Sin dagli anni Cinquanta Michele Moio s’è dedicato alla riscoperta di uno tra i più famosi vini dell’antichità, citato da Plinio ma anche da Catullo, Orazio, Virgilio e da numerosi altri autori, ovvero il Falerno, da lui prodotto in diverse versioni con uve Primitivo, l’azienda infatti è situata nel cuore dell’antico Ager Falernus.

Il vino

Tra i numerosi vini prodotti con uve Primitivo noi andiamo a degustare il Moio 57, vino che deve il suo nome alla straordinaria vendemmia del 1957, che si ottenne a Mondragone.

I vigneti, situati tra i 50 ed i 120 metri d’altitudine, si trovano su suoli sabbiosi-vulcanici, l’esposizione è in pieno sole, da Sud-Est a Sud-Ovest, il sistema d’allevamento è a Guyot con densità di 4.000 ceppi/ettaro.

Dopo un’accurata selezione dei grappoli avviene la diraspatura e la fermentazione del mosto, con prolungata macerazione, il vino quindi s’affina per circa un anno in botti di rovere di Slavonia.
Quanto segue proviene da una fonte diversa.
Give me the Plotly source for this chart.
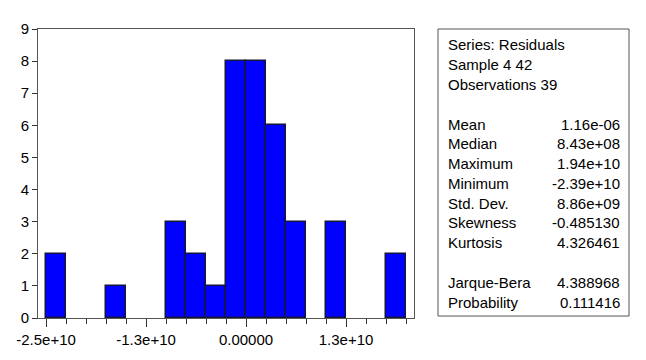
import plotly.graph_objects as go

# Histogram data (bin width 2.5e9)
bin_centers = [-2.375e10, -1.625e10, -8.75e9, -6.25e9, -3.75e9, -1.25e9,
               1.25e9, 3.75e9, 6.25e9, 1.125e10, 1.875e10]
counts = [2, 1, 3, 2, 1, 8, 8, 6, 3, 3, 2]
bin_width = 2.5e9

x_tick_vals = [-2.5e10, -1.25e10, 0, 1.25e10]
x_tick_text = ["-2.5e+10", "-1.3e+10", "0.00000", "1.3e+10"]

header_lines = ["Series: Residuals", "Sample 4 42", "Observations 39"]
stat_labels = ["Mean", "Median", "Maximum", "Minimum", "Std. Dev.", "Skewness", "Kurtosis"]
stat_values = ["1.16e-06", "8.43e+08", "1.94e+10", "-2.39e+10", "8.86e+09", "-0.485130", "4.326461"]
test_labels = ["Jarque-Bera", "Probability"]
test_values = ["4.388968", "0.111416"]

W, H = 646, 360
ml, mr, mt, mb = 38, 232, 29, 39
pw = W - ml - mr
ph = H - mt - mb

def px(xp):
    return (xp - ml) / pw

def py(yp):
    return (H - mb - yp) / ph

FONT = "Liberation Sans, Arial, sans-serif"

fig = go.Figure()
fig.add_trace(go.Bar(
    x=bin_centers, y=counts, width=[bin_width] * len(counts),
    marker=dict(color="#0000FF", line=dict(color="#14143c", width=1.5)),
))

fig.update_layout(
    width=W, height=H,
    margin=dict(l=ml, r=mr, t=mt, b=mb),
    paper_bgcolor="white", plot_bgcolor="white",
    showlegend=False,
    font=dict(family=FONT, size=15, color="black"),
    bargap=0,
)
fig.update_xaxes(
    range=[-2.6e10, 2.1e10], tickvals=x_tick_vals, ticktext=x_tick_text,
    ticks="outside", ticklen=8, tickcolor="#333", tickwidth=1,
    minor=dict(dtick=bin_width, tick0=0, ticks="outside", ticklen=5, tickcolor="#333"),
    showgrid=False, zeroline=False, showline=True, linecolor="#555", linewidth=1,
    mirror=True, tickfont=dict(size=15),
)
fig.update_yaxes(
    range=[0, 9], dtick=1, ticks="outside", ticklen=5, tickcolor="#333",
    showgrid=False, zeroline=False, showline=True, linecolor="#555", linewidth=1,
    mirror=True, tickfont=dict(size=15),
)

# stats box
fig.add_shape(type="rect", xref="paper", yref="paper",
              x0=px(438), x1=px(629), y0=py(319), y1=py(29),
              line=dict(color="#555", width=1), fillcolor="white")

label_x = px(446)
value_x = px(622)

def add_text(text, x, y, anchor):
    fig.add_annotation(text=text, xref="paper", yref="paper", x=x, y=py(y),
                       xanchor=anchor, yanchor="middle", showarrow=False,
                       font=dict(size=15, family=FONT, color="black"))

y0 = 45
for i, t in enumerate(header_lines):
    add_text(t, label_x, y0 + 20 * i, "left")
y0 = 125
for i, (l, v) in enumerate(zip(stat_labels, stat_values)):
    add_text(l, label_x, y0 + 20 * i, "left")
    add_text(v, value_x, y0 + 20 * i, "right")
y0 = 285
for i, (l, v) in enumerate(zip(test_labels, test_values)):
    add_text(l, label_x, y0 + 20 * i, "left")
    add_text(v, value_x, y0 + 20 * i, "right")

fig.write_html("out.html")
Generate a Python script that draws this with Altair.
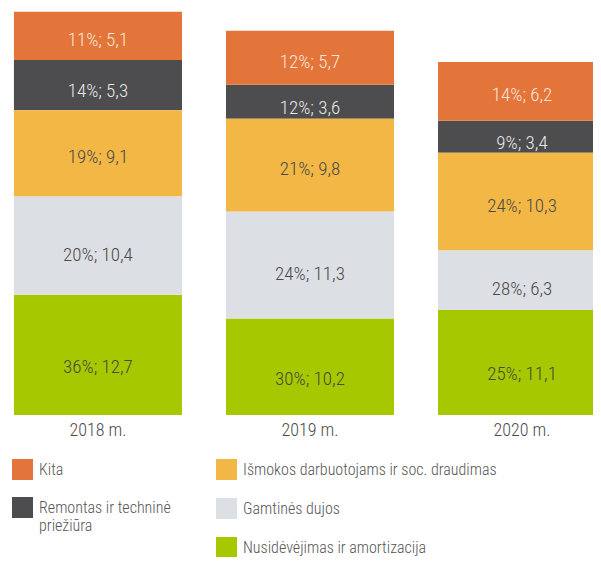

Essendo un “Vino da Tavola” in etichetta non viene riportata l’annata, però ci ricordiamo bene quando l’abbiamo acquistato, ovvero nel mese di luglio 2002, durante una nostra visita in cantina, quindi, visto il periodo d’affinamento, le uve dovrebbero essere della vendemmia 2000.

Stappiamo quindi la bottiglia e subito storciamo un poco il naso per la povertà del tappo utilizzato, un birondellato di poco prezzo della lunghezza di 40 millimetri.
Comunque sia ha tenuto bene, e nonostante i numerosi anni che la bottiglia ha trascorso in posizione coricata il vino non è risalito più di un millimetro lungo il sughero.
Lo decantiamo, pensando al residuo che si sarà formato negli anni, anche se in realtà nella bottiglia di fondo ne troviamo ben poco.

Alla vista si presenta con un color granato intenso, quasi succo di prugna cotta, mattonato sull’unghia, nulla di cui meravigliarsi, data l’età del vino.
Il vino si apre pian piano scoprendo un’ampiezza di profumi che mai ci saremmo aspettati, sottobosco, humus, foglie secche bagnate, ma anche frutto, nella fattispecie prugne, sia secche, che cotte ed anche in confettura, ma anche ciliegia stramatura, con leggere note speziate di cannella, vaniglia e pepe.
Al palato scopriamo un vino morbido ma ancora fresco e vivo, elegantissimo, con un tannino vellutato, presenta sentori balsamici e cioccolatosi, note di liquirizia dolce, frutto rosso dolce, prugne secche, fichi essiccati al sole, albicocche disidratate, lunga la sua persistenza.

Decisamente una grande sorpresa, un vino buonissimo, da annoverarsi tra i nostri migliori assaggi e, guarda caso, ne abbiamo un’altra bottiglia in cantina.
A questo punto lasciamola riposare qualche altro anno e poi ne riparleremo.